**DATA PROVIDED**:
________________________
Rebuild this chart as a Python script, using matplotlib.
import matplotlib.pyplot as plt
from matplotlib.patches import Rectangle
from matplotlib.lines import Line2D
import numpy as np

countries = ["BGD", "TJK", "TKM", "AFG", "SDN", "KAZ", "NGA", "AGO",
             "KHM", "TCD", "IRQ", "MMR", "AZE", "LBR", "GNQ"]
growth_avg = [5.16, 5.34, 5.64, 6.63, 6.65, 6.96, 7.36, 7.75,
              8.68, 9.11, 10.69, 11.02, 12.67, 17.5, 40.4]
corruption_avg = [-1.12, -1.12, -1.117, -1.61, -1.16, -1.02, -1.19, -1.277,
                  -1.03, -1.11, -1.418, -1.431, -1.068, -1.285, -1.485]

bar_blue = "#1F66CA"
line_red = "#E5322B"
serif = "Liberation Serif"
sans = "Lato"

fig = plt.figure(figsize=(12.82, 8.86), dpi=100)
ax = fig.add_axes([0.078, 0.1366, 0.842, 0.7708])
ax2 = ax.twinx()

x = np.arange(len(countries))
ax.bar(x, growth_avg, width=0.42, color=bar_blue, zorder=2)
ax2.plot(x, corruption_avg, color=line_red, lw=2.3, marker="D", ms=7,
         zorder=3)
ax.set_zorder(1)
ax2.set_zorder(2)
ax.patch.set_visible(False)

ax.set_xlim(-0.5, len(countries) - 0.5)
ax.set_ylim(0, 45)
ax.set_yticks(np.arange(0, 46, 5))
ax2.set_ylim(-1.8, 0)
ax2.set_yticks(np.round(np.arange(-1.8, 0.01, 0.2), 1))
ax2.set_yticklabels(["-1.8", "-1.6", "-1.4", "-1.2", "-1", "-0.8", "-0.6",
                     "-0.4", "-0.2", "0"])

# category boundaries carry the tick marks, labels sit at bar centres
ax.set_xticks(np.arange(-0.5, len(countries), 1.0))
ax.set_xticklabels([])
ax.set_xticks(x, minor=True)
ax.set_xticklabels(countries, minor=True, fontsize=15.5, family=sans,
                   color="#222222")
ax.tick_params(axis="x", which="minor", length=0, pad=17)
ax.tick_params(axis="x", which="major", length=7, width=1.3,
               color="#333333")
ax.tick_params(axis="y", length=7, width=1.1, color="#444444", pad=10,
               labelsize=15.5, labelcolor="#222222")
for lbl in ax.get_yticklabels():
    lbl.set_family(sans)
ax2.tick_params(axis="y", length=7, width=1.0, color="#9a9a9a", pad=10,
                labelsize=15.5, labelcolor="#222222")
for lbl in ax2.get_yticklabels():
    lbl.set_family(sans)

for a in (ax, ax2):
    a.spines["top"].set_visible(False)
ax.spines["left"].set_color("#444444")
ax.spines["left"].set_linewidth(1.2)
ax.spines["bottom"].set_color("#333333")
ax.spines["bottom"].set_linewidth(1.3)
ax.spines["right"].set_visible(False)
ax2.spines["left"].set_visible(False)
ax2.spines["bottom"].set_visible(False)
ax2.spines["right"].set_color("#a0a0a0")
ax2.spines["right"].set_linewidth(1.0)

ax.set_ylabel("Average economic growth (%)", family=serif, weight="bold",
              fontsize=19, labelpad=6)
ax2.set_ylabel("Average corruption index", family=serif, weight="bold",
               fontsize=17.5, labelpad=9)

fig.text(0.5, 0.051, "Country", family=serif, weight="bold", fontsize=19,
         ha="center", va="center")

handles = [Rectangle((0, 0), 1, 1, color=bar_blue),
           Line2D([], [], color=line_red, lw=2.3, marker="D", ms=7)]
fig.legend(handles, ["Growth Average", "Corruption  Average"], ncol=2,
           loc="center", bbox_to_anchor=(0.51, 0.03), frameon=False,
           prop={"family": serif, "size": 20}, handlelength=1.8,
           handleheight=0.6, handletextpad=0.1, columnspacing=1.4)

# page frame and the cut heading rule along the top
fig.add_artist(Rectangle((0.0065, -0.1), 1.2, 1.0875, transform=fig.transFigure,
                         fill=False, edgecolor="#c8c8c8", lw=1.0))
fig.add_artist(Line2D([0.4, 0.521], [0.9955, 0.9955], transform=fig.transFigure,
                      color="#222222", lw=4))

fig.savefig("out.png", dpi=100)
________________________
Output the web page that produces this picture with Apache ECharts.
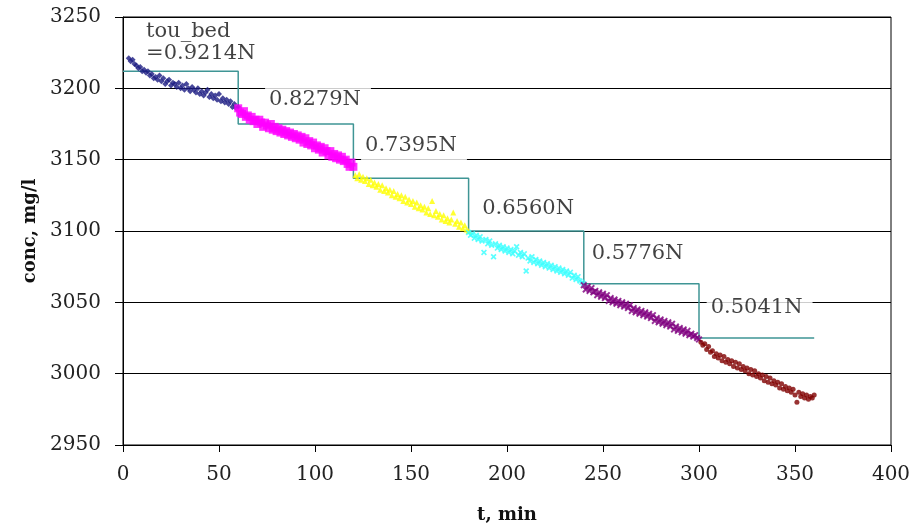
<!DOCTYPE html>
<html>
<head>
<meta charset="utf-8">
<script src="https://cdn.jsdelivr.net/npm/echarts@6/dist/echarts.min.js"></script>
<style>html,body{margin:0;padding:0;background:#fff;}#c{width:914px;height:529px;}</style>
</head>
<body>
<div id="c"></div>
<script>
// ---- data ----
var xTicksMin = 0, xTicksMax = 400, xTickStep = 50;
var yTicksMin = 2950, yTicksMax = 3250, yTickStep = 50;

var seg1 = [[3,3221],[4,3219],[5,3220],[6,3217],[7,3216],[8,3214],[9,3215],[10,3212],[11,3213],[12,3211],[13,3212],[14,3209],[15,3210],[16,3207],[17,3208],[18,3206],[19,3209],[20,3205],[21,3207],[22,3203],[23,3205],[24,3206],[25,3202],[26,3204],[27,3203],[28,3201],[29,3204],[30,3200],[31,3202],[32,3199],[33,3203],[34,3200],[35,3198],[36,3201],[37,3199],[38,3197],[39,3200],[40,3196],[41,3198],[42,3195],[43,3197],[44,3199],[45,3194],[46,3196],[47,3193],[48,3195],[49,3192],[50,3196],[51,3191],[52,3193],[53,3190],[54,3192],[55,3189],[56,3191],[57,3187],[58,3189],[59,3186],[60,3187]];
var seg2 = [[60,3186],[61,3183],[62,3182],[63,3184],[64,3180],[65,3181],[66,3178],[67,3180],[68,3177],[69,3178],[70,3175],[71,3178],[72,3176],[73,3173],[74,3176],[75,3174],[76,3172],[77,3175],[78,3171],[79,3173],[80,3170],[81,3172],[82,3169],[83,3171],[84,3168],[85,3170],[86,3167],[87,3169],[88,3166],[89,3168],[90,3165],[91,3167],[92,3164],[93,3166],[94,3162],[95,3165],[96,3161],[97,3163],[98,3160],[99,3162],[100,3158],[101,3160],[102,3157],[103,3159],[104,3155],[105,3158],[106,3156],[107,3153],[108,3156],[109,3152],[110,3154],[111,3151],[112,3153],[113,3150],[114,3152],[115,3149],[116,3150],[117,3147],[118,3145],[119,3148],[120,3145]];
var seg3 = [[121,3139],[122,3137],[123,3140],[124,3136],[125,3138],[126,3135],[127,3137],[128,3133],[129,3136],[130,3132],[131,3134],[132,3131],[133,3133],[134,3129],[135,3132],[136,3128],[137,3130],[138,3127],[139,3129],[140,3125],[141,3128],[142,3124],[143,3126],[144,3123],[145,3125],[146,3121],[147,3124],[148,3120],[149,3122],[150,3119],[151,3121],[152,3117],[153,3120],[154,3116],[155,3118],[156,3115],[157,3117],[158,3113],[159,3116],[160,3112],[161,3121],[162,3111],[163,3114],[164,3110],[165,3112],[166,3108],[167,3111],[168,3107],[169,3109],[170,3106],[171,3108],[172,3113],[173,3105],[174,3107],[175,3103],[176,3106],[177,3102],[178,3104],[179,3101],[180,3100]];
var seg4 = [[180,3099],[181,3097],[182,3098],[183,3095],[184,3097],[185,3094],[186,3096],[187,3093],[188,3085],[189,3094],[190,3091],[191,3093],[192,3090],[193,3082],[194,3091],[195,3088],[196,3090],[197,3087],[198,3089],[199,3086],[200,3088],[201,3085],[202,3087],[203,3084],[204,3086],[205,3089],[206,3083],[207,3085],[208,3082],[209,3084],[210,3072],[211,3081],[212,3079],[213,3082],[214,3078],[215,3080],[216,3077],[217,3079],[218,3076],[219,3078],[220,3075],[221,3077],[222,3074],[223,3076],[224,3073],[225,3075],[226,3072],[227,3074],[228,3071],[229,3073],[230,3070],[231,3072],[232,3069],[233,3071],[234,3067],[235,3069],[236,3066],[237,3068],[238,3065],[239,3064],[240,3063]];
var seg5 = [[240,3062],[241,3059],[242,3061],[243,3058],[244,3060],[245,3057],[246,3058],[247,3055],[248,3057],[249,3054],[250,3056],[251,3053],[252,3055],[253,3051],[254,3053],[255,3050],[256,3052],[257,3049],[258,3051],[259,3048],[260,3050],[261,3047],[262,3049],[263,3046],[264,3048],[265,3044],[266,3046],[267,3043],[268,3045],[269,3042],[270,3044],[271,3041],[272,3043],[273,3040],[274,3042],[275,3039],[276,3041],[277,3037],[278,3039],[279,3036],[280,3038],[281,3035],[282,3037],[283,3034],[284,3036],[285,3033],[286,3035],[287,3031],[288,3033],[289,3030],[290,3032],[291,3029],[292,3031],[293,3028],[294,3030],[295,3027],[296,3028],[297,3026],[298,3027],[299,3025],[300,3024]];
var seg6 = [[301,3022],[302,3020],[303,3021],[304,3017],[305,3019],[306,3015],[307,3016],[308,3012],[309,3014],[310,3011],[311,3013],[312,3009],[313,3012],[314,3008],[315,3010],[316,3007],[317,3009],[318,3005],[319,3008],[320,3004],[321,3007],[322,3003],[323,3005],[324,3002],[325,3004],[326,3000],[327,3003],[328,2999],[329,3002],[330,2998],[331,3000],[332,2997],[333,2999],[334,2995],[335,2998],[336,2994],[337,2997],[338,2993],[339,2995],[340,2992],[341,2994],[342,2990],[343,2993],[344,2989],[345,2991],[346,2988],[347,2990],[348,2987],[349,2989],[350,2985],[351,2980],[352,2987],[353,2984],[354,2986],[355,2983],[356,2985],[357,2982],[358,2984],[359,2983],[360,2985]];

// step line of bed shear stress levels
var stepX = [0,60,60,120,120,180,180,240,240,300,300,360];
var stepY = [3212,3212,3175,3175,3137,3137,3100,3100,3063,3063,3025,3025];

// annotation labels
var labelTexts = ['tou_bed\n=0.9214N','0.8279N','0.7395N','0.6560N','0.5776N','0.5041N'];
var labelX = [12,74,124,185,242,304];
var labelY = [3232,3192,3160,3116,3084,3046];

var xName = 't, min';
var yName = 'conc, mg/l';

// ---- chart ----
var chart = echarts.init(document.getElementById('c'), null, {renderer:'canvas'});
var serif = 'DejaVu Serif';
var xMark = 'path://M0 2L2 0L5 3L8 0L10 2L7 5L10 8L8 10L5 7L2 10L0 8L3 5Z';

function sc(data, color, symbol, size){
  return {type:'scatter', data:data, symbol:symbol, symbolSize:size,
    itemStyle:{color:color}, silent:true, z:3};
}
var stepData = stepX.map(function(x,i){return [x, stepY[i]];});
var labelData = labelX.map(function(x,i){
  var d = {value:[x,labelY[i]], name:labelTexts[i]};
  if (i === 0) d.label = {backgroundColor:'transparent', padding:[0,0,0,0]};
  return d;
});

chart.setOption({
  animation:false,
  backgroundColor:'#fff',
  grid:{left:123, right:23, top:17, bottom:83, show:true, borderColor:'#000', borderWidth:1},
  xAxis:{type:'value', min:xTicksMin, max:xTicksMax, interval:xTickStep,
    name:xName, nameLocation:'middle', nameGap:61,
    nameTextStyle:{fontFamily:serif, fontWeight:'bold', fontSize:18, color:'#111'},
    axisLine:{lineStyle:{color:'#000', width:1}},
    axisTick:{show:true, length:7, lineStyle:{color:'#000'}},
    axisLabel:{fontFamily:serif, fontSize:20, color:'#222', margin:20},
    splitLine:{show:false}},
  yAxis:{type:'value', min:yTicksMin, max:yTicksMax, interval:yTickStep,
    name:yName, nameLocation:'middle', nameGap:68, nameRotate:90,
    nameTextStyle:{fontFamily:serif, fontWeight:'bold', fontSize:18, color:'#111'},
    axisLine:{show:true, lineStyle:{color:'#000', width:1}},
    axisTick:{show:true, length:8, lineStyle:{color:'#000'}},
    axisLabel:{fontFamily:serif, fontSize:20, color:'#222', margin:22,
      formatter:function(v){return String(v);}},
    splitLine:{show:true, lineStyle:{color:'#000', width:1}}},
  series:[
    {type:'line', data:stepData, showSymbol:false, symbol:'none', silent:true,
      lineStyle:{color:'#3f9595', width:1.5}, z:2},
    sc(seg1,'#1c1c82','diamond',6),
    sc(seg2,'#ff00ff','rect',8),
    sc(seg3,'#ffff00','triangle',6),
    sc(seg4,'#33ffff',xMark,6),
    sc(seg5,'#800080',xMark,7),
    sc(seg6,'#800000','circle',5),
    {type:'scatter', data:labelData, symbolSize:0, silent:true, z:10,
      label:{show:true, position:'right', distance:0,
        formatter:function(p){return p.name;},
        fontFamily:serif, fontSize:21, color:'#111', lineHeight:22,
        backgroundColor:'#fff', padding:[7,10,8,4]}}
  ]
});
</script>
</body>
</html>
________________________
**WHAT TO DO**:
Your copy should hold only the lines from the one containing "Output the web" through the one containing "var yTicksMin = 2950, yTicksMax", word for word, with no pictures.

**SOLUTION FOR THIS TASK**:
Output the web page that produces this picture with Apache ECharts.
<!DOCTYPE html>
<html>
<head>
<meta charset="utf-8">
<script src="https://cdn.jsdelivr.net/npm/echarts@6/dist/echarts.min.js"></script>
<style>html,body{margin:0;padding:0;background:#fff;}#c{width:914px;height:529px;}</style>
</head>
<body>
<div id="c"></div>
<script>
// ---- data ----
var xTicksMin = 0, xTicksMax = 400, xTickStep = 50;
var yTicksMin = 2950, yTicksMax = 3250, yTickStep = 50;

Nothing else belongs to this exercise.